[Work required]:
Set down, please, exactly the lines below that run from the line with "Recreate this image" to the line with "plt.rcParams['mathtext.bf'] = 'Liberation", both lines included.

---- Data supplied

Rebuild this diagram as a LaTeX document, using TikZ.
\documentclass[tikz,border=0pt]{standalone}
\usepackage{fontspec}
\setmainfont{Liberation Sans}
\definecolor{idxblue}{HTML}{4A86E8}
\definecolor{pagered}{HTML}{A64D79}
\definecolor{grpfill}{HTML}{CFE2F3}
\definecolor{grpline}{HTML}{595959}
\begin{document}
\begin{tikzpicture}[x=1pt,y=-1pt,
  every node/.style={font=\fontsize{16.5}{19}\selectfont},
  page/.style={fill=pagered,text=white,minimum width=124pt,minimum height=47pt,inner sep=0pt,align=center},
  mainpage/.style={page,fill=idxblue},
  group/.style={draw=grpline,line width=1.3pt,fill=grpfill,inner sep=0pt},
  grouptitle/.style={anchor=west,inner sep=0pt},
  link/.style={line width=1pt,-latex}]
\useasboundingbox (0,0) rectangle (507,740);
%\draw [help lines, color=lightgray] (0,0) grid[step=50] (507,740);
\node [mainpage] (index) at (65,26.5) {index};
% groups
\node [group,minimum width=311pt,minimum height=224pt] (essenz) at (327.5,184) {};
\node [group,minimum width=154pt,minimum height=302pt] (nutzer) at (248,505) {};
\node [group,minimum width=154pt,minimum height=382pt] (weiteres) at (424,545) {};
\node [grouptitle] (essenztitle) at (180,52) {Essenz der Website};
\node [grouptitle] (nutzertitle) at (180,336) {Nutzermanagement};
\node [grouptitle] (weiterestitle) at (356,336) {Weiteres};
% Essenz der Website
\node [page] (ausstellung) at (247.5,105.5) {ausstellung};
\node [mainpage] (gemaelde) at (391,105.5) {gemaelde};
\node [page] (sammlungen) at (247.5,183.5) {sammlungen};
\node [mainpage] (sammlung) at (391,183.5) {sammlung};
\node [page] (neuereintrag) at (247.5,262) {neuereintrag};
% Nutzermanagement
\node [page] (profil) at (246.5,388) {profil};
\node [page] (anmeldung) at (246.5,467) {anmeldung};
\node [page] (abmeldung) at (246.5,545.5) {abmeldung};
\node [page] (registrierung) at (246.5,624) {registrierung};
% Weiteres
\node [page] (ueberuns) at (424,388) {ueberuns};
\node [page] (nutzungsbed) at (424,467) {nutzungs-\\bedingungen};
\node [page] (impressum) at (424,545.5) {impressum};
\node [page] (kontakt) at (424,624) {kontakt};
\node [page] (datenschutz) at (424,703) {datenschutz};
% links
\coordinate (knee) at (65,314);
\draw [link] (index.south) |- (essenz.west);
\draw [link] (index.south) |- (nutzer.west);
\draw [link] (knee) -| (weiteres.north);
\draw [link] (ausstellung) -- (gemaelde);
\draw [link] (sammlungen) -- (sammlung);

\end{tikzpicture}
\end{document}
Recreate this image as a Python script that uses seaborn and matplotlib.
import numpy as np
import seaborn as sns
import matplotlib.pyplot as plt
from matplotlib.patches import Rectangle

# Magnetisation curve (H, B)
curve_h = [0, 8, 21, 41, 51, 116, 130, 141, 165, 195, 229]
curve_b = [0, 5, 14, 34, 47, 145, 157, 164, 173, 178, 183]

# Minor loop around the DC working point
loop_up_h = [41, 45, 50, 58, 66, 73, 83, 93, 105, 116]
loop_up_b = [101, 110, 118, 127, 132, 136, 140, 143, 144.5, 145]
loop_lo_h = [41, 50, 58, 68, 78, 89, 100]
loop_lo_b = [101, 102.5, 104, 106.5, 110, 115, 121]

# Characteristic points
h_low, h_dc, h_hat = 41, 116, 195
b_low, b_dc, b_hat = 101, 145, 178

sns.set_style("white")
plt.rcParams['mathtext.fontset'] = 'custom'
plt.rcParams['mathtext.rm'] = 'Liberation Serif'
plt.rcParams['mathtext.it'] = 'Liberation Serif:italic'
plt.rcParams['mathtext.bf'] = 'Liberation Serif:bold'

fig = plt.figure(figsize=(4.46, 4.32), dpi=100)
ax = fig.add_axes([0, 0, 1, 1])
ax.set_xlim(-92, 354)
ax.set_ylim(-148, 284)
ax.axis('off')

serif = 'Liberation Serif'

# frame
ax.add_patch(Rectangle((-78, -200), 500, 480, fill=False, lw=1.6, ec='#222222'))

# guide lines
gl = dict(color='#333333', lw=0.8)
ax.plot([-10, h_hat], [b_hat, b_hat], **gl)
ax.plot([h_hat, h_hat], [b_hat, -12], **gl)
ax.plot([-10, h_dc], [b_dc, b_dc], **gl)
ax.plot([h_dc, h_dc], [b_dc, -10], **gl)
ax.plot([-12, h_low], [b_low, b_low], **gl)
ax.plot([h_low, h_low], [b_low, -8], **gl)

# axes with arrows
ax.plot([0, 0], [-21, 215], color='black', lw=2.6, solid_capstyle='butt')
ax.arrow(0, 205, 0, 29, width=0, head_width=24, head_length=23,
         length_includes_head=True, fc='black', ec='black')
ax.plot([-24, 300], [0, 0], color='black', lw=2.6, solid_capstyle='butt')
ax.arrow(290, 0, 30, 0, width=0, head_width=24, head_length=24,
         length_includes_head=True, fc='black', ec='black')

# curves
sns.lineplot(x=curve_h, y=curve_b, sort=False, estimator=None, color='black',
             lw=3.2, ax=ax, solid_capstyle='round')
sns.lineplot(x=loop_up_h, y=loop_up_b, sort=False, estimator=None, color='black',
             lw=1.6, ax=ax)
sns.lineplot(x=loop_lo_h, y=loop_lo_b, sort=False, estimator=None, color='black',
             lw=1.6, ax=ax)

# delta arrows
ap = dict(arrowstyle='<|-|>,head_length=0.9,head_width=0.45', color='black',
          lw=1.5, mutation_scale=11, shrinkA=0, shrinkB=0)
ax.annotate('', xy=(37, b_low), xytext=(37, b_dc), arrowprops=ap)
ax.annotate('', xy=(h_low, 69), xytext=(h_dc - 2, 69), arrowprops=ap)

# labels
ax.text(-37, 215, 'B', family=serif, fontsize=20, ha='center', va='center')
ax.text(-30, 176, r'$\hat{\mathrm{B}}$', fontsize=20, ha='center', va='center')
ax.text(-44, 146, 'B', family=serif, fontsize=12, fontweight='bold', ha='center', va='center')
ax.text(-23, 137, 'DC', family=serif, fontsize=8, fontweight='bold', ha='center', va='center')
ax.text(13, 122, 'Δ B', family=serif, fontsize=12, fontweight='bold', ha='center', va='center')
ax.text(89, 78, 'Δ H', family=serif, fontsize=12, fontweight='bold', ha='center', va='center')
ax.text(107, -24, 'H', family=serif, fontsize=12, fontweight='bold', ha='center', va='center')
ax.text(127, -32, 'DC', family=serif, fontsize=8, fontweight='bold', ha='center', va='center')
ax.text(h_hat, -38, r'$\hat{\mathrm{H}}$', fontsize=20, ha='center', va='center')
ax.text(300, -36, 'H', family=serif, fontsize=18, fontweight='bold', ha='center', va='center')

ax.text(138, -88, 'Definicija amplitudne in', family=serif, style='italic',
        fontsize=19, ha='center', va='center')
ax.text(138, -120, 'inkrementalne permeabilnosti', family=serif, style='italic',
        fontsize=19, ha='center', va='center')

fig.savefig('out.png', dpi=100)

--------
---- Data supplied

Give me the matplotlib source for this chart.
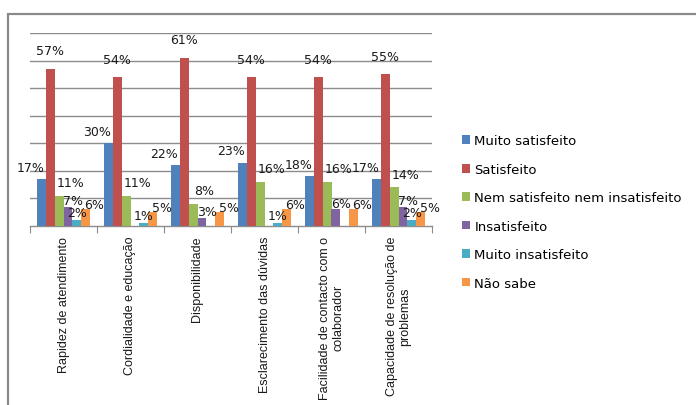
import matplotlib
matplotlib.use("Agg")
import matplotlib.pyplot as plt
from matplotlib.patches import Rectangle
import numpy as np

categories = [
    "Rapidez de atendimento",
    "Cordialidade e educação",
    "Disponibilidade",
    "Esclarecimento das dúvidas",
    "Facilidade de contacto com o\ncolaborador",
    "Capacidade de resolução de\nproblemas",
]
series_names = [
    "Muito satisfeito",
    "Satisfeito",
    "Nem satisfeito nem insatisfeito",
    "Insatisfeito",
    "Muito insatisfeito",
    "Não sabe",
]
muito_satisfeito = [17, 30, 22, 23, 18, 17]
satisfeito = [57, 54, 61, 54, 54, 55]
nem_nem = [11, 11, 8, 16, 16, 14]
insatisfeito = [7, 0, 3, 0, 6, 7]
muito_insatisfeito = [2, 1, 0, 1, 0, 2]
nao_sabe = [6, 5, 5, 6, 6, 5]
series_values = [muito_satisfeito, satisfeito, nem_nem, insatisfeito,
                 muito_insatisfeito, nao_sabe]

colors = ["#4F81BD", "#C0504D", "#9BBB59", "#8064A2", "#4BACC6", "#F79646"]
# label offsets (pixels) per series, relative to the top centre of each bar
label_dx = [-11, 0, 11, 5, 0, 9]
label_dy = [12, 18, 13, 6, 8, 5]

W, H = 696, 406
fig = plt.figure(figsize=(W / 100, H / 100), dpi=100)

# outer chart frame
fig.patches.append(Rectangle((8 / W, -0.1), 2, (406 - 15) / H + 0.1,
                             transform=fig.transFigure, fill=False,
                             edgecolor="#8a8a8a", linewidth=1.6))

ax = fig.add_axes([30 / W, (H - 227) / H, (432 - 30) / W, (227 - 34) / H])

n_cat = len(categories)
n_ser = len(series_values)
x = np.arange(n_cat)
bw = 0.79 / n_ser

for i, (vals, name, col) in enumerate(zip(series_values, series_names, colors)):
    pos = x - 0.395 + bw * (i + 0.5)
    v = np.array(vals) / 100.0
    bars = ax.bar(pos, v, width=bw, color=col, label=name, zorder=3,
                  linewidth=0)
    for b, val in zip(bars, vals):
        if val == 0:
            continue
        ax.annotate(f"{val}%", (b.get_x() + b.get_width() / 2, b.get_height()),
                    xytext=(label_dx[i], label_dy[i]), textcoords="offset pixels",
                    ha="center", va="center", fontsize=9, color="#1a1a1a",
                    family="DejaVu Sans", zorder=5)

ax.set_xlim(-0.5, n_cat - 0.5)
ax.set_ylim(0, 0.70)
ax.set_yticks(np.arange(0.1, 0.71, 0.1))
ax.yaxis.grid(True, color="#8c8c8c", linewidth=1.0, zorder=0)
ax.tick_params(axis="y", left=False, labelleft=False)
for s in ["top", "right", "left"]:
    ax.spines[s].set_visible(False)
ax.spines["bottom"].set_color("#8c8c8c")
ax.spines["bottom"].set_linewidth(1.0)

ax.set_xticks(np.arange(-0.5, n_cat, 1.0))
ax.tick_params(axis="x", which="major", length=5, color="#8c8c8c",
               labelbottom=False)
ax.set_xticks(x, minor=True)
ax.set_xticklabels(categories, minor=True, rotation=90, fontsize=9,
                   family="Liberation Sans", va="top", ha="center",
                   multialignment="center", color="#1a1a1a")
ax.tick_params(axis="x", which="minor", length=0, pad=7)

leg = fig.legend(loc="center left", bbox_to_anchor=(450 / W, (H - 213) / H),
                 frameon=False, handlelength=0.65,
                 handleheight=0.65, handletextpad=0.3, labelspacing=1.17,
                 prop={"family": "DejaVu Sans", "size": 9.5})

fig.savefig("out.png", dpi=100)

--------

[Solution to this task]:
Recreate this image as a Python script that uses seaborn and matplotlib.
import numpy as np
import seaborn as sns
import matplotlib.pyplot as plt
from matplotlib.patches import Rectangle

# Magnetisation curve (H, B)
curve_h = [0, 8, 21, 41, 51, 116, 130, 141, 165, 195, 229]
curve_b = [0, 5, 14, 34, 47, 145, 157, 164, 173, 178, 183]

# Minor loop around the DC working point
loop_up_h = [41, 45, 50, 58, 66, 73, 83, 93, 105, 116]
loop_up_b = [101, 110, 118, 127, 132, 136, 140, 143, 144.5, 145]
loop_lo_h = [41, 50, 58, 68, 78, 89, 100]
loop_lo_b = [101, 102.5, 104, 106.5, 110, 115, 121]

# Characteristic points
h_low, h_dc, h_hat = 41, 116, 195
b_low, b_dc, b_hat = 101, 145, 178

sns.set_style("white")
plt.rcParams['mathtext.fontset'] = 'custom'
plt.rcParams['mathtext.rm'] = 'Liberation Serif'
plt.rcParams['mathtext.it'] = 'Liberation Serif:italic'
plt.rcParams['mathtext.bf'] = 'Liberation Serif:bold'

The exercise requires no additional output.